Camille Gourdan

Portrait chinois

Si j'étais une heure de la journée : 
7h du matin, le réveil du monde, entre rosée et yeux collés. 
Un moment fragile où tout peut encore basculer. L’instant suspendu entre le rêve et le réel, où la lumière effleure sans brusquer.

Si j'étais un pouvoir qui changerait subtilement le monde, quel serait-il ? 
La capacité d’amener chacun à ralentir.
À sentir pleinement une couleur, un souffle d’air, une présence. Un pouvoir discret : restaurer l’attention au presque rien.

Si j'étais un message dans une bouteille trouvée sur une plage déserte, il dirait :
Rien ne presse. Regarde comme le sable garde trace de l’absence.

Si j'étais une bibliothèque de rêves non réalisés, 
la sélection la plus fournie serait :

Celle des voyages dans des lieux inconnus qui ressemblent à des souvenirs.
Des maisons qu’on n’a jamais habitées, des vies rêvées dans d’autres corps, d’autres langues, d’autres époques.

Si j'étais une œuvre d'art : 
Semeuse d’étoiles - Papa Ibra Tall - 1970.  

Ma musique du moment :


 


"FIGURES"

 

“C’est à la fois une image et une énigme : des corps qui soutiennent, des silhouettes marquées par un poids, des êtres dont la posture raconte ce qu’on porte et ce qu’on tait. Porter, c’est habiter. C’est traverser le monde en tenant l’équilibre - entre ce qui est à soi et ce que l’on tient pour les autres. C’est une architecture”.

La série Figures explore les lignes de tension entre corps, poids et espace. Elle met en scène des figures humaines aux visages souvent dissimulés, traversées par une mise en scène plastique intense où la couleur agit comme un principe de structure autant que d’affect. Porter, c’est habiter. C’est traverser le monde en tenant l’équilibre - entre ce qui est à soi et ce que l’on tient pour les autres.

Il s’agit de ma toute première série réalisée à Dakar en 2022, dans les premières semaines qui ont suivi mon installation. Elle est en étroite collaboration avec Franstel Odicky, un personnage qui a su transformer ma vision artistique du monde.

Chaque image convoque un corps debout, sculptural, qui porte.

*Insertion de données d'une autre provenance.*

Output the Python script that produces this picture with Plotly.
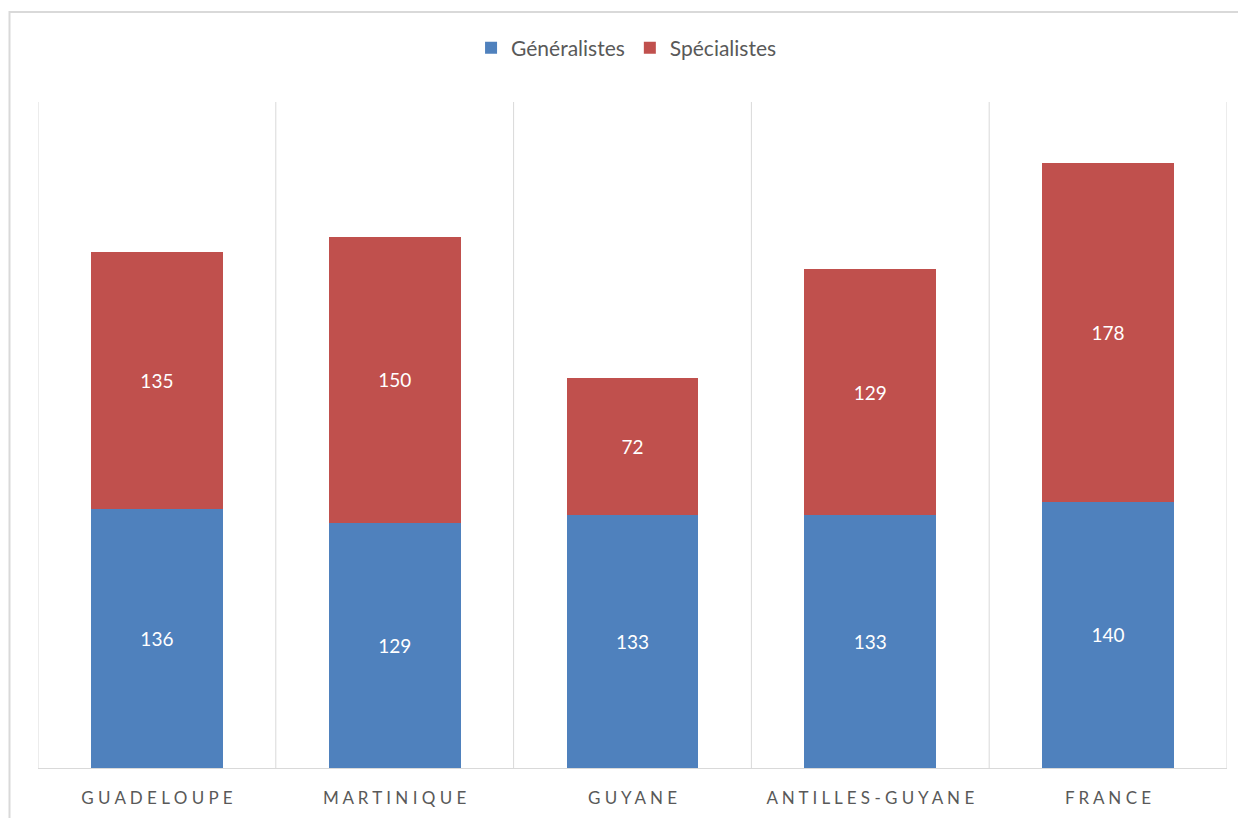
import plotly.graph_objects as go

categories = ["GUADELOUPE", "MARTINIQUE", "GUYANE", "ANTILLES-GUYANE", "FRANCE"]
generalistes = [136, 129, 133, 133, 140]
specialistes = [135, 150, 72, 129, 178]

def spaced(s):
    return " ".join(list(s))

tick_text = [spaced(c) for c in categories]

BLUE = "#4F81BD"
RED = "#C0504D"
GRID = "#D9D9D9"
TXT = "#595959"
FONT = "Lato, Open Sans, sans-serif"

fig = go.Figure()
fig.add_trace(go.Bar(
    x=categories, y=generalistes, name="Généralistes",
    marker=dict(color=BLUE, line=dict(width=0)),
    text=generalistes, textposition="inside", insidetextanchor="middle",
    textangle=0, textfont=dict(color="white", size=19, family=FONT),
))
fig.add_trace(go.Bar(
    x=categories, y=specialistes, name="Spécialistes",
    marker=dict(color=RED, line=dict(width=0)),
    text=specialistes, textposition="inside", insidetextanchor="middle",
    textangle=0, textfont=dict(color="white", size=19, family=FONT),
))

# page has an 8px body margin: compensate so the plot area lands at x 38..1227, y 102..768
OFF = 8
W, H = 1246 - OFF, 818 - OFF
L, R, T, B = 38 - OFF, 19, 102 - OFF, 50
pw, ph = W - L - R, H - T - B
bottom_px = H - B  # plot bottom in figure px

shapes = []
for i in range(len(categories) + 1):
    shapes.append(dict(type="line", xref="x", yref="paper", x0=i - 0.5, x1=i - 0.5,
                       y0=0, y1=1, line=dict(color=GRID, width=1), layer="below"))
# outer chart border (top at page y 12; extends past right and bottom edges)
shapes.append(dict(type="rect", xref="paper", yref="paper",
                   x0=(1.5 - L) / pw, x1=(W + 20 - L) / pw,
                   y0=-(H + 20 - bottom_px) / ph,
                   y1=(bottom_px - (12 - OFF)) / ph,
                   line=dict(color=GRID, width=2), fillcolor="rgba(0,0,0,0)"))

fig.update_layout(
    width=W, height=H,
    margin=dict(l=L, r=R, t=T, b=B, autoexpand=False),
    barmode="stack", bargap=0.445,
    plot_bgcolor="white", paper_bgcolor="white",
    font=dict(family=FONT, color=TXT),
    showlegend=True,
    legend=dict(orientation="h", x=0.495, xanchor="center",
                y=(bottom_px - (48 - OFF)) / ph, yanchor="middle",
                font=dict(size=21, color=TXT, family=FONT), traceorder="normal",
                itemwidth=30),
    xaxis=dict(tickmode="array", tickvals=categories, ticktext=tick_text,
               tickfont=dict(size=17, color=TXT, family=FONT),
               showgrid=False, showline=True, linecolor=GRID, linewidth=1,
               ticks="", ticklabelstandoff=15, range=[-0.5, 4.5], fixedrange=True,
               automargin=False),
    yaxis=dict(range=[0, 350], showgrid=False, showticklabels=False, zeroline=False,
               showline=False, fixedrange=True, automargin=False),
    shapes=shapes,
)

fig.write_html("out.html")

Une bassine, des jerricans, une coiffe, un filet. Objets ordinaires, redéployés ici comme des signifiants puissants, ambigus. La posture est droite, parfois majestueuse, parfois vacillante. On ne sait jamais si ces personnages s’élèvent ou s’effondrent. La verticalité est constante, mais la stabilité est toujours en question. Ce sont des présences silencieuses, intensément incarnées, dont les visages sont voilés, filtrés, recouverts. Ce flou identitaire, partiel ou total, ne les efface pas, au contraire : il les rend plus universelles. Il permet au spectateur de projeter ses propres récits, de voir dans ces corps une allégorie contemporaine du porteur : celui ou celle qui soutient, endure, assume, dissimule. Une métaphore.

La photographie opère ici comme un espace, l’interstice du geste, du sens, de l’identité. Chaque image s’arrête dans un instant ambigu, comme une scène rituelle, une énigme visuelle. Il y a dans cette série une forme de théâtre muet où la matière - lumière, couleur, textile, plastique - devient langage. Le choix des couleurs primaires (bleu, rouge, jaune) - franches, saturées, souvent complémentaires - donne à l’ensemble une intensité picturale que l’on peut retrouver dans les grandes tapisseries de Papa Ibra Tall, notamment La semeuse d’étoile, une oeuvre m’ayant particulièrement touché. Elles ne servent pas seulement à séduire l’œil, elles construisent un rythme, une tension, une dramaturgie chromatique. Cette présence de la couleur, presque tactile, tente d’évoquer autant la peinture que la scénographie.

On pourrait dire que Figures interroge la portée. Ce que l’on porte, ce que l’on transporte, ce que l’on cache. Les charges visibles et invisibles. La dignité du port. Le poids des représentations. Le fardeau comme ligne esthétique.